Guinada dos EUA ameaça estabilidade e favorece avanço chinês no mundo

Na nova edição do Entrelinhas Vermelhas, o professor Evandro Menezes de Carvalho descreve o “tarifaço” de Donald Trump como uma política que produziu mais danos do que resultados para os próprios EUA. Evandro é professor de Direito na Universidade Federal Fluminense (UFF) e na FGV no Rio de Janeiro, fundador do Centro de Estudos e Pesquisas do BRICS, e também leciona em instituições universitárias e acadêmicas da China. 

O especialista destaca que, apesar do discurso de reindustrialização, o aumento de tarifas encareceu produtos para o consumidor estadunidense, pressionando cadeias produtivas internas e alimentando descontentamento popular.

Além disso, a estratégia não conteve a expansão chinesa: a China bateu recorde de exportações, superando US$ 1 trilhão, e acelerou o desenvolvimento de chips e outras tecnologias — justamente nas áreas afetadas pelas barreiras impostas pelos EUA.

EUA perdem legitimidade e se afastam do multilateralismo

O programa enfatiza que a política externa de Trump aprofunda a perda de legitimidade histórica dos EUA como liderança global.

Segundo Evandro, a imagem de “potência benigna” — sustentada por décadas apesar de guerras e intervenções — desmorona diante do unilateralismo, da espionagem global revelada por Assange e Snowden, e da crise democrática interna, marcada por desigualdade crescente, xenofobia e perseguições políticas.

Para o especialista, o país vive uma deterioração estrutural com 49 milhões de pessoas na miséria, 75 mil prisões sem antecedentes criminais desde a posse de Trump e aumento de grupos ultradireitistas e “nazificação” de parcelas da política doméstica.

Esse cenário, afirma, compromete o futuro dos EUA e reduz sua capacidade de liderar a ordem internacional.

China adota estratégia clara e consolida liderança global

Diferentemente do improviso trumpista, Evandro ressalta que a China opera com planejamento estratégico de longo prazo, guiado pelos planos quinquenais, relatórios anuais de metas e forte integração entre Estado, empresas e comunidade científica.

O país avança em infraestrutura global, ampliação de parcerias e políticas de atração de talentos — em contraste direto com a postura norte-americana de fechamento de fronteiras e desconfiança contra estrangeiros.

A combinação de planejamento, diplomacia ativa e investimentos estruturantes torna a China, segundo o professor, a principal potência econômica emergente, possivelmente já impossível de conter.

Risco real de intervenção na Venezuela e impacto no Brasil

Um dos pontos mais sensíveis do programa é o alerta sobre o risco de intervenção militar dos EUA na Venezuela, impulsionado por figuras republicanas e pela doutrina da “garantia do quintal” citada por Marco Rubio.

Evandro considera que tal movimento seria desastroso para a América do Sul e obrigaria o Brasil a levar o tema ao Conselho de Segurança da ONU — abrindo espaço para disputas entre EUA, China e Rússia e reduzindo o protagonismo diplomático brasileiro.

Para o professor, a presença de governos de direita alinhados a Washington — como Javier Milei na Argentina — amplia as vulnerabilidades regionais.

Desafio brasileiro: firmeza diplomática e distanciamento da subserviência

A edição também destaca a atuação do governo Lula diante do tarifaço.
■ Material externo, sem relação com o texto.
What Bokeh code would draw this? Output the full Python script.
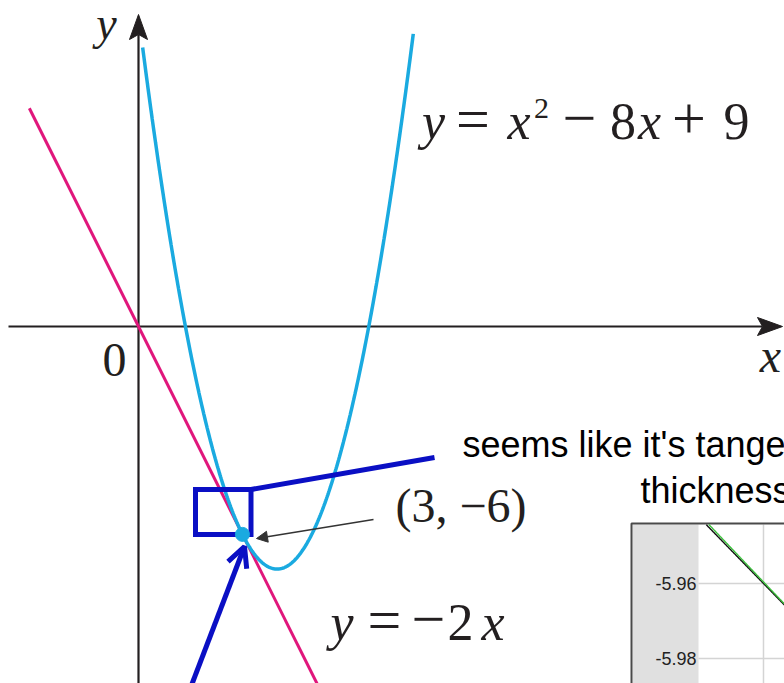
import numpy as np
from bokeh.plotting import figure
from bokeh.models import ColumnDataSource, Range1d, Arrow, NormalHead, OpenHead
from bokeh.core.properties import value
from bokeh.embed import file_html
from bokeh.resources import INLINE

# y = x^2 - 8x + 9 and its tangent y = -2x at (3, -6)
parabola_coeffs = [1, -8, 9]
parabola_x_span = [0.12, 7.93]
tangent_slope = -2
tangent_x_span = [-3.15, 5.4]
tangent_point = [3, -6]

# close-up panel around the tangent point
zoom_y_ticks = [-5.96, -5.98]
zoom_y_tick_labels = ["-5.96", "-5.98"]
zoom_x_grid = [2.98]

W, H = 784, 683
UNIT = 34.65            # pixels per unit, same on both axes
ORIGIN = (138, 326)     # pixel position of (0, 0)
LIFT = 0.36             # baseline correction, as a fraction of the font size

CYAN = "#1aaae0"
MAGENTA = "#e0177c"
BLUE = "#0a0fc4"
INK = "#231f20"
SERIF = value("Liberation Serif")
SANS = value("Liberation Sans")


def px_x(px):
    return (px - ORIGIN[0]) / UNIT


def px_y(py):
    return (ORIGIN[1] - py) / UNIT


# close-up panel scale: pixel anchor of (2.98, -5.96) and pixels per unit
Z_ANCHOR = (763, 583)
Z_SCALE = (7300, 3750)


def zx(px):
    return zoom_x_grid[0] + (px - Z_ANCHOR[0]) / Z_SCALE[0]


def zy(py):
    return zoom_y_ticks[0] - (py - Z_ANCHOR[1]) / Z_SCALE[1]


p = figure(width=W, height=H,
           x_range=Range1d(px_x(0), px_x(W)), y_range=Range1d(px_y(H), px_y(0)),
           x_axis_type=None, y_axis_type=None, output_backend="svg",
           toolbar_location=None, min_border=0, outline_line_color=None,
           background_fill_color="white", border_fill_color="white")
p.extra_x_ranges = {"zx": Range1d(zx(0), zx(W))}
p.extra_y_ranges = {"zy": Range1d(zy(H), zy(0))}
Z = dict(x_range_name="zx", y_range_name="zy")

# ---- close-up panel -------------------------------------------------------
z_left, z_plot_left, z_top = 631, 698, 523
p.quad(left=[zx(z_left + 1)], right=[zx(z_plot_left)], bottom=[zy(H + 5)], top=[zy(z_top + 1)],
       fill_color="#e0e0e0", line_color=None, **Z)
p.segment(x0=[zx(z_plot_left)] * len(zoom_y_ticks), x1=[zx(W + 5)] * len(zoom_y_ticks),
          y0=zoom_y_ticks, y1=zoom_y_ticks, line_color="#d4d4d4", line_width=1.5, **Z)
p.segment(x0=zoom_x_grid, x1=zoom_x_grid, y0=[zy(H + 5)], y1=[zy(z_top + 1)],
          line_color="#d4d4d4", line_width=1.5, **Z)
p.line([zx(z_left), zx(z_left), zx(W + 5)], [zy(H + 5), zy(z_top), zy(z_top)],
       line_color="#4a4a4a", line_width=2, **Z)
p.text(x=[zx(z_plot_left)] * len(zoom_y_ticks), y=zoom_y_ticks, text=zoom_y_tick_labels,
       x_offset=-2, text_align="right", text_baseline="middle",
       text_font=SANS, text_font_size="18px", text_color="#222222", **Z)

zxs = np.linspace(zx(z_plot_left), zx(W + 2), 400)
z_top_val = zy(z_top + 1)
line_z = tangent_slope * zxs
par_z = np.polyval(parabola_coeffs, zxs)
keep_l = line_z <= z_top_val
keep_p = par_z <= z_top_val
p.line(zxs[keep_l], line_z[keep_l], line_color="#111111", line_width=1.4, **Z)
p.line(zxs[keep_p], par_z[keep_p], line_color="#3cbf3c", line_width=1.4, **Z)

# ---- axes with arrowheads ------------------------------------------------
tip_x = px_x(782)
tip_y = px_y(14)
head_len, head_notch, head_half = 25 / UNIT, 20 / UNIT, 9 / UNIT
p.line([px_x(8), tip_x - head_notch], [0, 0], line_color=INK, line_width=2.2)
p.line([0, 0], [px_y(H + 5), tip_y - head_notch], line_color=INK, line_width=2.2)
p.patches(
    xs=[[tip_x, tip_x - head_len, tip_x - head_notch, tip_x - head_len],
        [0, head_half, 0, -head_half]],
    ys=[[0, head_half, 0, -head_half],
        [tip_y, tip_y - head_len, tip_y - head_notch, tip_y - head_len]],
    fill_color=INK, line_color=INK, line_width=1)

# ---- curves ---------------------------------------------------------------
xl = np.linspace(*tangent_x_span, 2)
p.line(xl, tangent_slope * xl, line_color=MAGENTA, line_width=3)
xp = np.linspace(*parabola_x_span, 400)
p.line(xp, np.polyval(parabola_coeffs, xp), line_color=CYAN, line_width=3.5)

# ---- blue call-out --------------------------------------------------------
p.quad(left=[px_x(195)], right=[px_x(250.5)], top=[px_y(489)], bottom=[px_y(534)],
       fill_color=None, line_color=BLUE, line_width=5, line_join="miter")
p.line([px_x(250.5), px_x(434)], [px_y(489), px_y(457)], line_color=BLUE, line_width=5)

p.scatter([tangent_point[0]], [tangent_point[1]], size=14, fill_color=CYAN, line_color=CYAN)

p.add_layout(Arrow(end=NormalHead(size=11, fill_color="#333333", line_color="#333333", line_width=1),
                   x_start=px_x(373), y_start=px_y(519), x_end=px_x(256), y_end=px_y(538),
                   line_color="#333333", line_width=1.5))
p.add_layout(Arrow(end=OpenHead(size=20, line_color=BLUE, line_width=5),
                   x_start=px_x(189), y_start=px_y(690), x_end=px_x(244), y_end=px_y(546),
                   line_color=BLUE, line_width=5))

# ---- math labels, laid out glyph by glyph ---------------------------------
rows = {"x": [], "y": [], "text": [], "style": [], "size": [], "dx": [], "dy": []}


def put(ax, ay, pieces):
    for text, style, size, dx, dy in pieces:
        rows["x"].append(px_x(ax))
        rows["y"].append(px_y(ay))
        rows["text"].append(text)
        rows["style"].append(style)
        rows["size"].append(f"{size}px")
        rows["dx"].append(dx)
        rows["dy"].append(dy - LIFT * size)


put(421, 140, [("y", "italic", 52, 12, 0), ("=", "normal", 60, 51.5, 0),
               ("x", "italic", 52, 97.5, 0), ("2", "normal", 30, 120, -21),
               ("\u2212", "normal", 60, 158, 0), ("8", "normal", 52, 201.5, 0),
               ("x", "italic", 52, 228, 0), ("+", "normal", 60, 267.5, 0),
               ("9", "normal", 52, 315, 0)])
put(330, 641, [("y", "italic", 52, 11.5, 0), ("=", "normal", 60, 54, 0),
               ("\u2212", "normal", 60, 98, 0), ("2", "normal", 52, 130, 0),
               ("x", "italic", 52, 162.5, 0)])
put(114, 377, [("0", "normal", 48, 0, 0)])
put(106, 40, [("y", "italic", 46, 0, 0)])
put(770, 372, [("x", "italic", 48, 0, 0)])

p.text(x="x", y="y", text="text", x_offset="dx", y_offset="dy",
       text_font_style="style", text_font_size="size", text_font=SERIF,
       text_align="center", text_baseline="alphabetic", text_color=INK,
       source=ColumnDataSource(rows))

p.text(x=[px_x(395)], y=[px_y(522)], text=["(3, \u22126)"], text_font=SERIF,
       y_offset=-LIFT * 48, text_font_size="48px", text_align="left",
       text_baseline="alphabetic", text_color=INK)

# ---- remark ---------------------------------------------------------------
p.text(x=[px_x(462), px_x(640)], y=[px_y(457), px_y(503)],
       text=["seems like it's tangent", "thickness"], text_font=SANS,
       y_offset=-LIFT * 36, text_font_size="36px", text_align="left",
       text_baseline="alphabetic", text_color="#000000")

open("out.html", "w").write(file_html(p, INLINE))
Evandro afirma que o Brasil agiu corretamente ao evitar retaliações precipitadas, manter negociação diplomática, preservar soberania e dignidade nas conversas e ampliar diversificação de mercados.

O especialista compara essa postura com a do governo Bolsonaro, que adotara “submissão explícita”, simbolizada até pela cena de bater continência para a bandeira dos EUA.

Para ele, num cenário de tensões crescentes, o Brasil precisa manter autonomia estratégica, fortalecer parcerias plurais e evitar dependência de Washington.

O mundo pós-hegemonia: incerteza e oportunidades

Entrelinhas Vermelhas conclui que o declínio do poder norte-americano, associado à ascensão da China e à radicalização política interna nos EUA, forma o ambiente internacional “mais difícil das últimas décadas”.

Mas também abre espaço para países capazes de ler o cenário com inteligência diplomática, construir alianças diversificadas e evitar escolhas alinhadas automaticamente a um bloco ou outro.